• [What to do] Leave out every picture, and retype exactly the lines from the line with "Rebuild this chart" through the line with "ax = fig.add_axes([52", both ends included.
================
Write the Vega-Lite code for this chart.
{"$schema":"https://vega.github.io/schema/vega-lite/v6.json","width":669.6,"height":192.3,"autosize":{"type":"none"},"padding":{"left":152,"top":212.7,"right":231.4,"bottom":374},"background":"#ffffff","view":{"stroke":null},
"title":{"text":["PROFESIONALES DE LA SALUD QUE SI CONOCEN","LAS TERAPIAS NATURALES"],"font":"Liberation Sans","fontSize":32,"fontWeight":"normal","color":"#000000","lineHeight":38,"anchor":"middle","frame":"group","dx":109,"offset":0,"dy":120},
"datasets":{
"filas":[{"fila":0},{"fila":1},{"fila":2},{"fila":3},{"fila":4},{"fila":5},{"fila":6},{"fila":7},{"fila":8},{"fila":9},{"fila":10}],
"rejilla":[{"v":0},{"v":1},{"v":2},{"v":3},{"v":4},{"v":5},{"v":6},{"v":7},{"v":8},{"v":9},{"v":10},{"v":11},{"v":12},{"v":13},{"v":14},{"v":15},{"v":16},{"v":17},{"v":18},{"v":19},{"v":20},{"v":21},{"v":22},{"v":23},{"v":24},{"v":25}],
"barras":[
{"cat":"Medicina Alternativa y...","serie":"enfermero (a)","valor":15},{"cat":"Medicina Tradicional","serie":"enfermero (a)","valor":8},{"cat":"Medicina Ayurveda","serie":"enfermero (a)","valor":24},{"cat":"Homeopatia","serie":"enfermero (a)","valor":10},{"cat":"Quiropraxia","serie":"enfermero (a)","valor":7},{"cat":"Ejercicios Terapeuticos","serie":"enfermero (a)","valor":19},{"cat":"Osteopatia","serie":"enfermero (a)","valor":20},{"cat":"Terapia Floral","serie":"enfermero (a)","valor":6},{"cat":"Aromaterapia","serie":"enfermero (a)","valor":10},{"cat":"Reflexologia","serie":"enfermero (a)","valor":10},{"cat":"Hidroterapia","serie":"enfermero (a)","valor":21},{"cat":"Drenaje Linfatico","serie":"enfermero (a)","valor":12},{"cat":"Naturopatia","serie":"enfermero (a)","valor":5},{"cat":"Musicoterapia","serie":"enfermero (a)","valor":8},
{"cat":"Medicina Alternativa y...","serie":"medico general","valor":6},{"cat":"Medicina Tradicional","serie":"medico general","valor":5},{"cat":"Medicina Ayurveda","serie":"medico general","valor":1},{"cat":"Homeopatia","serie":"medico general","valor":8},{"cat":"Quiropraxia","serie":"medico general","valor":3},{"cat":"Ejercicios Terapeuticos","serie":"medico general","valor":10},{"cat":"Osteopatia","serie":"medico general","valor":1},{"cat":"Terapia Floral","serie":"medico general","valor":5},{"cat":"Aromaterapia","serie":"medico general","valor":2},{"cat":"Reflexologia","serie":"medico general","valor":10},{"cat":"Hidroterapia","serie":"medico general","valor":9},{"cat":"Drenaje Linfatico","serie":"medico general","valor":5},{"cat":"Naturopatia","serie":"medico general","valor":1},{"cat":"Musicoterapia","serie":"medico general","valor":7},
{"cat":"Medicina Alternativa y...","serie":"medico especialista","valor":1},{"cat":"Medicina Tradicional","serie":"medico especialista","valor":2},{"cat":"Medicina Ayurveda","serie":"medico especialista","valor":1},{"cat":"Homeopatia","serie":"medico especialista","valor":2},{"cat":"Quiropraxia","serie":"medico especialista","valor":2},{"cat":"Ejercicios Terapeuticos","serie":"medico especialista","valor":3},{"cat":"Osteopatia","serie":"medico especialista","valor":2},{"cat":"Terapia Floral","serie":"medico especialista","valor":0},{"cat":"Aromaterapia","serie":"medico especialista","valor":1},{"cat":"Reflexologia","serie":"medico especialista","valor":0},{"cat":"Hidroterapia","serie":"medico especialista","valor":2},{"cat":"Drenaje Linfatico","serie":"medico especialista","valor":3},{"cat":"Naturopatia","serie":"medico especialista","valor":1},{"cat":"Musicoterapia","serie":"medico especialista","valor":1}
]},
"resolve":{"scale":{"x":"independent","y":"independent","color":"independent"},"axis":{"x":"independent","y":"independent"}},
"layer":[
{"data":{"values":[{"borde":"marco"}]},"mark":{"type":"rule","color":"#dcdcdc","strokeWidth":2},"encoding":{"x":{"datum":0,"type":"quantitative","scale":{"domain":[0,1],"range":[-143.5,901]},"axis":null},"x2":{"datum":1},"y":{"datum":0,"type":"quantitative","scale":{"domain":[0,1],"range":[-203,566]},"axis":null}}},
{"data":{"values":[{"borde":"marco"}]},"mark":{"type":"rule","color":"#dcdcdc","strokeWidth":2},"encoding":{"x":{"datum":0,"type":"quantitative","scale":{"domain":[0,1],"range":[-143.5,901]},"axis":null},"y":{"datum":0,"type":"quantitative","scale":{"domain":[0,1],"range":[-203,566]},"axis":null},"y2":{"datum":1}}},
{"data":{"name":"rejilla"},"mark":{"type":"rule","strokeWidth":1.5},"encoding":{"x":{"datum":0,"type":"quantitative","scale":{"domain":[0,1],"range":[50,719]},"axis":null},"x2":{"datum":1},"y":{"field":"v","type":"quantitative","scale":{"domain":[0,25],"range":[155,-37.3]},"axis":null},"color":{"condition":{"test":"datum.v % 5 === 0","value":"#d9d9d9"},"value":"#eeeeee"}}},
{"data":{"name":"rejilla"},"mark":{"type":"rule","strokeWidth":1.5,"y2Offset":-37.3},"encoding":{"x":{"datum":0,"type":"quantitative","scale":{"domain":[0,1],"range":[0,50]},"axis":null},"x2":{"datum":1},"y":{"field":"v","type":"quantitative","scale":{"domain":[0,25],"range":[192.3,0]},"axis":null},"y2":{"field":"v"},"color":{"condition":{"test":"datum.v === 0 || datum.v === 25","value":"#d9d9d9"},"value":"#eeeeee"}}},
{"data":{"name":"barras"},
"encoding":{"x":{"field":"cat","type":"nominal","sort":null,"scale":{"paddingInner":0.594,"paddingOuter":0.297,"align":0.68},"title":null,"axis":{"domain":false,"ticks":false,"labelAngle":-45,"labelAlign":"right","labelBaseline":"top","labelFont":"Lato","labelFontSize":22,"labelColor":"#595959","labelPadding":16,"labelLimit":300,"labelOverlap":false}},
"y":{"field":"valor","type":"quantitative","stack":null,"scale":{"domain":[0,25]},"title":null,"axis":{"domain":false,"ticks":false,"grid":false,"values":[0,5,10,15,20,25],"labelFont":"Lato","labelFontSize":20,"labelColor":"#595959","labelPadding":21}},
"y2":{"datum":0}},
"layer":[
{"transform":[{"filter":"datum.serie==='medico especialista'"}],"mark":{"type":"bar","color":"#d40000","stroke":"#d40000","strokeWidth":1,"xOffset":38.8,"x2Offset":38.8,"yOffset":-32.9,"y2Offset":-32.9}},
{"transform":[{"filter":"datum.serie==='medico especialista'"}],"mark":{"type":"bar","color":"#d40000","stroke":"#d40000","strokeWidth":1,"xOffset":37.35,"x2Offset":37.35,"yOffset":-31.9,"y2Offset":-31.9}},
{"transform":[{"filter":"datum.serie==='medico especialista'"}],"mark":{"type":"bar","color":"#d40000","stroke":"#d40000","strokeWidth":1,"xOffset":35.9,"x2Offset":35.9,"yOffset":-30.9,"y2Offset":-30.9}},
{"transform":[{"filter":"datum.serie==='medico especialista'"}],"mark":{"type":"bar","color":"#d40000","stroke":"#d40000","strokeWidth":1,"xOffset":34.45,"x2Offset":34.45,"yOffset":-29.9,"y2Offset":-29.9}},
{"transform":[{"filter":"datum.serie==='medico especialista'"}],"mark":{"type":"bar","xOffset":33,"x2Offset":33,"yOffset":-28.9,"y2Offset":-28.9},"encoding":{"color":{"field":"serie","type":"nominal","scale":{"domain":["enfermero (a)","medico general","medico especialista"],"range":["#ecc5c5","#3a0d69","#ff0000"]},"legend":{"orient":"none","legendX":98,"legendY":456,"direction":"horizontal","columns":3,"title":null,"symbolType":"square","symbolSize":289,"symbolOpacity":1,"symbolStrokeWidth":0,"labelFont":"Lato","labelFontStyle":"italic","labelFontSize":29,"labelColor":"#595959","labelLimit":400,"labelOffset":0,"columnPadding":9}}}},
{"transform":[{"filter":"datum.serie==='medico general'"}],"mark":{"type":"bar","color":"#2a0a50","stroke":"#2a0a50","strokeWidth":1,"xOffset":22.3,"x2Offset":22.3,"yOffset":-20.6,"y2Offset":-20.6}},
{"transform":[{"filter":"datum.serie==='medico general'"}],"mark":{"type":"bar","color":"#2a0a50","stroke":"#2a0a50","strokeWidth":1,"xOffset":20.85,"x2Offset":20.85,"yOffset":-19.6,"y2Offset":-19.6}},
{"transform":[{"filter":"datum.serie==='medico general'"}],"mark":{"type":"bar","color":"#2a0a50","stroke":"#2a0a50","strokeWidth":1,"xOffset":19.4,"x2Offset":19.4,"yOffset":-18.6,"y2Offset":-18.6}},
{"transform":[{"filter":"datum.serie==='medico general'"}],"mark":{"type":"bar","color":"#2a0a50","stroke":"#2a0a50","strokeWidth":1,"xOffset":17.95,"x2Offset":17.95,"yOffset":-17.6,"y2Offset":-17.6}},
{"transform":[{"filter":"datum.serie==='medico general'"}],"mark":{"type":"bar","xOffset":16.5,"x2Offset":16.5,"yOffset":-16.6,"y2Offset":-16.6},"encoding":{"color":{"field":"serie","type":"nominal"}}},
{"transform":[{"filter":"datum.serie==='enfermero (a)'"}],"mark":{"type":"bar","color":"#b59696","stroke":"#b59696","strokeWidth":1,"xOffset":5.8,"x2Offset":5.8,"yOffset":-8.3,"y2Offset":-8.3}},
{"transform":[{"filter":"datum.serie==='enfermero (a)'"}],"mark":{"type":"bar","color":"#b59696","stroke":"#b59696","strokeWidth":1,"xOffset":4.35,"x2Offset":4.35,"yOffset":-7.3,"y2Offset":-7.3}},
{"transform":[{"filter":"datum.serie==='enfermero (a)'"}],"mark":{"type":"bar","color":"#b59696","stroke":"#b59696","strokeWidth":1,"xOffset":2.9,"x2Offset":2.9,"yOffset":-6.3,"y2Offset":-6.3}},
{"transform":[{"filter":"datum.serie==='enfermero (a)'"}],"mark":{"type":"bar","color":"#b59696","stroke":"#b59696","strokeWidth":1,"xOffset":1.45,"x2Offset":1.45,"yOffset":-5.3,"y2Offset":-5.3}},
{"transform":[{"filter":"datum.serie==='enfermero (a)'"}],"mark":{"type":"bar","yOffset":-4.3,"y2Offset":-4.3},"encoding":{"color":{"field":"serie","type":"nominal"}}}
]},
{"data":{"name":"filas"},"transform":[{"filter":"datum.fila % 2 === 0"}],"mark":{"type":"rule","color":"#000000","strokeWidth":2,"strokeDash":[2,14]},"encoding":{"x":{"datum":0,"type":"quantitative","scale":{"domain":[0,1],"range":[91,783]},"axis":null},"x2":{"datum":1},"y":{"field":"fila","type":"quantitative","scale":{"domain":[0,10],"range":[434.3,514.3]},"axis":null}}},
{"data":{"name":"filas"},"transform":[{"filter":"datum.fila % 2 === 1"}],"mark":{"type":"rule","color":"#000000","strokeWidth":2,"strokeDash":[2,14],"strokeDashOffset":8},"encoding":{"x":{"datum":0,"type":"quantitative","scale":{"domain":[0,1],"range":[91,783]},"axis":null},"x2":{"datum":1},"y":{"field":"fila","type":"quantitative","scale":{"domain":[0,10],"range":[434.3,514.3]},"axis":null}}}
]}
================
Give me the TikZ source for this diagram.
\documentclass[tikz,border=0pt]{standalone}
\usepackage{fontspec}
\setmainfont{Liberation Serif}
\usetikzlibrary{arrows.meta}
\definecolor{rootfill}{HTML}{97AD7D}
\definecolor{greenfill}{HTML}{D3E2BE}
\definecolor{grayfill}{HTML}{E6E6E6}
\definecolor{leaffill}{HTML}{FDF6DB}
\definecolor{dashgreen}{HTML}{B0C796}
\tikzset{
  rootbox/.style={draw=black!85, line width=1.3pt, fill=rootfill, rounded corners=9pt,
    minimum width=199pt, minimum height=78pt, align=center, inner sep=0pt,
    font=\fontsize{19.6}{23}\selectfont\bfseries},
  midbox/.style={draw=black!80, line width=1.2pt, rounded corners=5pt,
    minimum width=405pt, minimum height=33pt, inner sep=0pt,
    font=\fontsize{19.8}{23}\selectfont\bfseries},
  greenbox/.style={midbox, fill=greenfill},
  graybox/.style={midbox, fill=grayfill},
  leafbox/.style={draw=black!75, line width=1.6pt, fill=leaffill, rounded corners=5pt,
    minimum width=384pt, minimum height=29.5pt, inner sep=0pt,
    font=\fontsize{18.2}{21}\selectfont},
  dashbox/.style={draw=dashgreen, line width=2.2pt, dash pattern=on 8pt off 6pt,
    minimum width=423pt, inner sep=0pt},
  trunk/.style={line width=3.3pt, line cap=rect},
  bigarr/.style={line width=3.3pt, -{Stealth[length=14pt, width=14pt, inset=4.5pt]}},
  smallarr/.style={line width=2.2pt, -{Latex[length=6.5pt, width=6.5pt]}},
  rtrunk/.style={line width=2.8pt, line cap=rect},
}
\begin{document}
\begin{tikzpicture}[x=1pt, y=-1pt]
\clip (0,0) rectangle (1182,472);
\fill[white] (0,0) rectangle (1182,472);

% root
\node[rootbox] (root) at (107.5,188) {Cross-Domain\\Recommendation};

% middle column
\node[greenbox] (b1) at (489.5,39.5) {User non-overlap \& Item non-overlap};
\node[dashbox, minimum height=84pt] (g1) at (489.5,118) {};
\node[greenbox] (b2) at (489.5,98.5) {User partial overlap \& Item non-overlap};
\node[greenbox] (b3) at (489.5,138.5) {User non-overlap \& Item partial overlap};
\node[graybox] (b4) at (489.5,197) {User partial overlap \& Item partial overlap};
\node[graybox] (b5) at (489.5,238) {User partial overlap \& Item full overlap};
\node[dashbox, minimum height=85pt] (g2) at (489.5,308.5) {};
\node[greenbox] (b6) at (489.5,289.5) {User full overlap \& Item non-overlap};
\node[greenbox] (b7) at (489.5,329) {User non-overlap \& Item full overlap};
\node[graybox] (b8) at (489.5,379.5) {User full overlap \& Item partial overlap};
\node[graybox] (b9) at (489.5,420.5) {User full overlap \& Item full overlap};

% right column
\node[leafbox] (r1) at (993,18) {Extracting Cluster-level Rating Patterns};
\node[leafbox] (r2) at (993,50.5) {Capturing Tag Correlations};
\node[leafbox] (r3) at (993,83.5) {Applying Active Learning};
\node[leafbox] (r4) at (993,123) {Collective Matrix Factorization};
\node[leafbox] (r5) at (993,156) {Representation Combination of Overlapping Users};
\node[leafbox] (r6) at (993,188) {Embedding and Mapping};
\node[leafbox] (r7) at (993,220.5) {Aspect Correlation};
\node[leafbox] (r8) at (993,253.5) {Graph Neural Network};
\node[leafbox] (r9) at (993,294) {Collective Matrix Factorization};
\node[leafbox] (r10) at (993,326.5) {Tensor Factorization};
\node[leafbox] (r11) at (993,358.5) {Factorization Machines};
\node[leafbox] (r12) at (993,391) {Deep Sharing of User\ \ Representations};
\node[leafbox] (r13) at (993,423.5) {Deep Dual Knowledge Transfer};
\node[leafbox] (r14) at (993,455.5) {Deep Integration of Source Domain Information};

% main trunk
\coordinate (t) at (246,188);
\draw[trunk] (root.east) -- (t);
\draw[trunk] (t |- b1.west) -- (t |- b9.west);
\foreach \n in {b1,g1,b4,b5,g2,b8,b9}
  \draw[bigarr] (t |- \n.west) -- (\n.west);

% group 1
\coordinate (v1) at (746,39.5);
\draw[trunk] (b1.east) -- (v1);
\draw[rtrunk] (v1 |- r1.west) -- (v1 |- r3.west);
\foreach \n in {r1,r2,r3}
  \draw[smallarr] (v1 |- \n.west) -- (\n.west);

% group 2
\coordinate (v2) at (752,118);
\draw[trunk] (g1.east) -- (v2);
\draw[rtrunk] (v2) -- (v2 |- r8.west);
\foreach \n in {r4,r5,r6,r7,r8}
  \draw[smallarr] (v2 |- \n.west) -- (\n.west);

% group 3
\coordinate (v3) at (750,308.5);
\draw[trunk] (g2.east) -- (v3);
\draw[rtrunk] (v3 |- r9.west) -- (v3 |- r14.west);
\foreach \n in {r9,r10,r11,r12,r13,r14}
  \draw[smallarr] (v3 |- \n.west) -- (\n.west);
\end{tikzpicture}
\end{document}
================
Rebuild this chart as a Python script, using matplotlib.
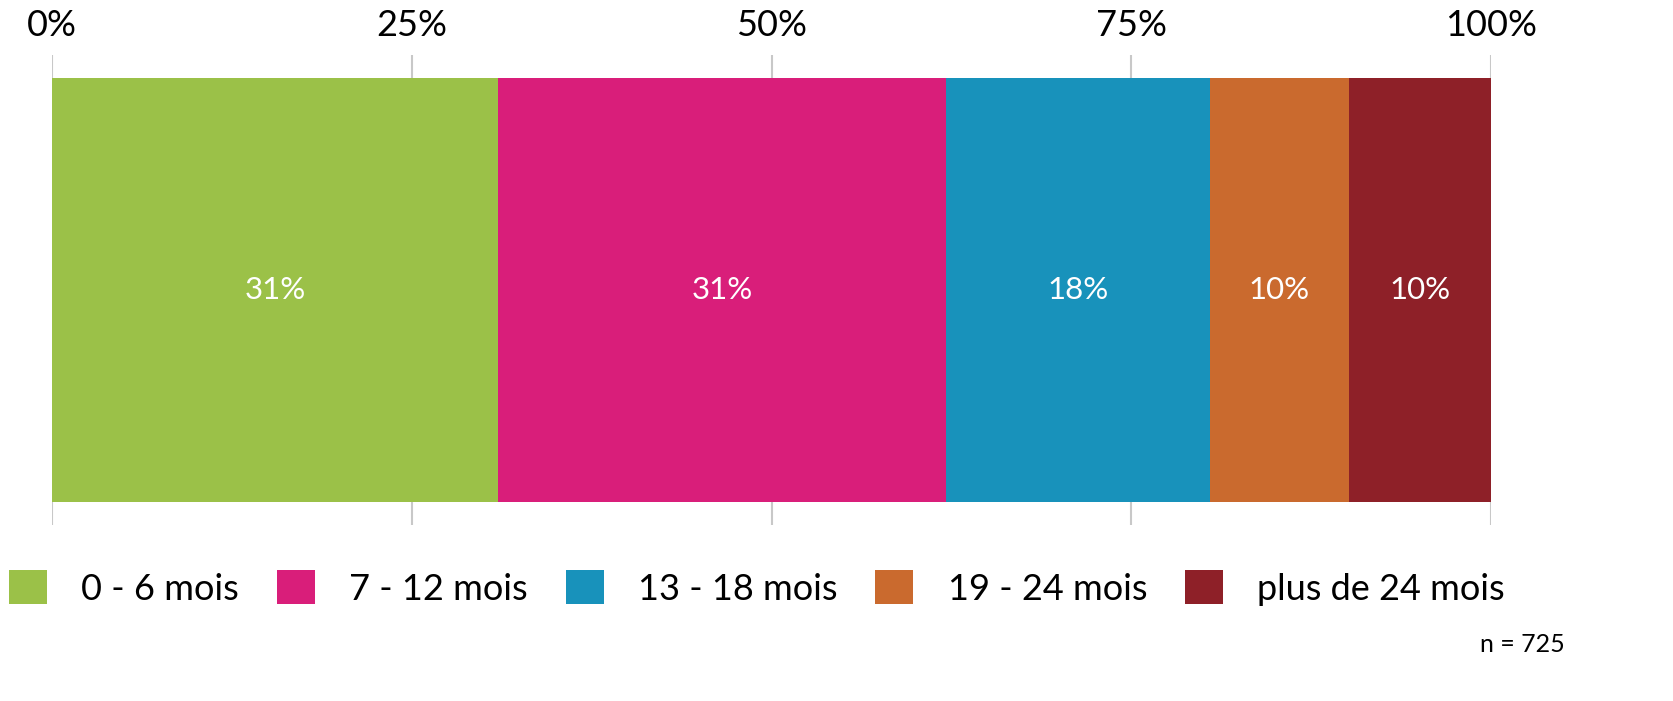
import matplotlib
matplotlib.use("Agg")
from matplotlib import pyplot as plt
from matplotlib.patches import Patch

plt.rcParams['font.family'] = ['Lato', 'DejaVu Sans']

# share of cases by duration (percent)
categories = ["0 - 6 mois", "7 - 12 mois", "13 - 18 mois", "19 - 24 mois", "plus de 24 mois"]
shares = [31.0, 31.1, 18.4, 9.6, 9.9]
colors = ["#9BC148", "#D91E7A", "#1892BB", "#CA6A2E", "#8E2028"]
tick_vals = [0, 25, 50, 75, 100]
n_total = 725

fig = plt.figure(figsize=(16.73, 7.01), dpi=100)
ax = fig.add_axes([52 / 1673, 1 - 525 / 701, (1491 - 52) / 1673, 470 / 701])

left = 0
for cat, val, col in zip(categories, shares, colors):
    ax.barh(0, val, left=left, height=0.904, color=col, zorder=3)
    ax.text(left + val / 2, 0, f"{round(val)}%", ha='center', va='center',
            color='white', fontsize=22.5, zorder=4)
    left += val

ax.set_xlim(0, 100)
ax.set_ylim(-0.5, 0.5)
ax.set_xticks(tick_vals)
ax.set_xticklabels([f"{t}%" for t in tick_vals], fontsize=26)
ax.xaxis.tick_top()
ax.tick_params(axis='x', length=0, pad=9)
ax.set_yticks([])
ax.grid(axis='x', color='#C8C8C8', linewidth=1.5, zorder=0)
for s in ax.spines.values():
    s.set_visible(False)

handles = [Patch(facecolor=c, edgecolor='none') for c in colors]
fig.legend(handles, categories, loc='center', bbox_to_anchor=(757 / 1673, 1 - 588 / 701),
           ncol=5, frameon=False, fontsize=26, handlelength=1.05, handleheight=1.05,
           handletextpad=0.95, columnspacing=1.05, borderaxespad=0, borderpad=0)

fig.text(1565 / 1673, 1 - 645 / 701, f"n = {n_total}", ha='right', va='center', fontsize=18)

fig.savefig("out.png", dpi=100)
================
• [The answer]
Rebuild this chart as a Python script, using matplotlib.
import matplotlib
matplotlib.use("Agg")
from matplotlib import pyplot as plt
from matplotlib.patches import Patch

plt.rcParams['font.family'] = ['Lato', 'DejaVu Sans']

# share of cases by duration (percent)
categories = ["0 - 6 mois", "7 - 12 mois", "13 - 18 mois", "19 - 24 mois", "plus de 24 mois"]
shares = [31.0, 31.1, 18.4, 9.6, 9.9]
colors = ["#9BC148", "#D91E7A", "#1892BB", "#CA6A2E", "#8E2028"]
tick_vals = [0, 25, 50, 75, 100]
n_total = 725

fig = plt.figure(figsize=(16.73, 7.01), dpi=100)
ax = fig.add_axes([52 / 1673, 1 - 525 / 701, (1491 - 52) / 1673, 470 / 701])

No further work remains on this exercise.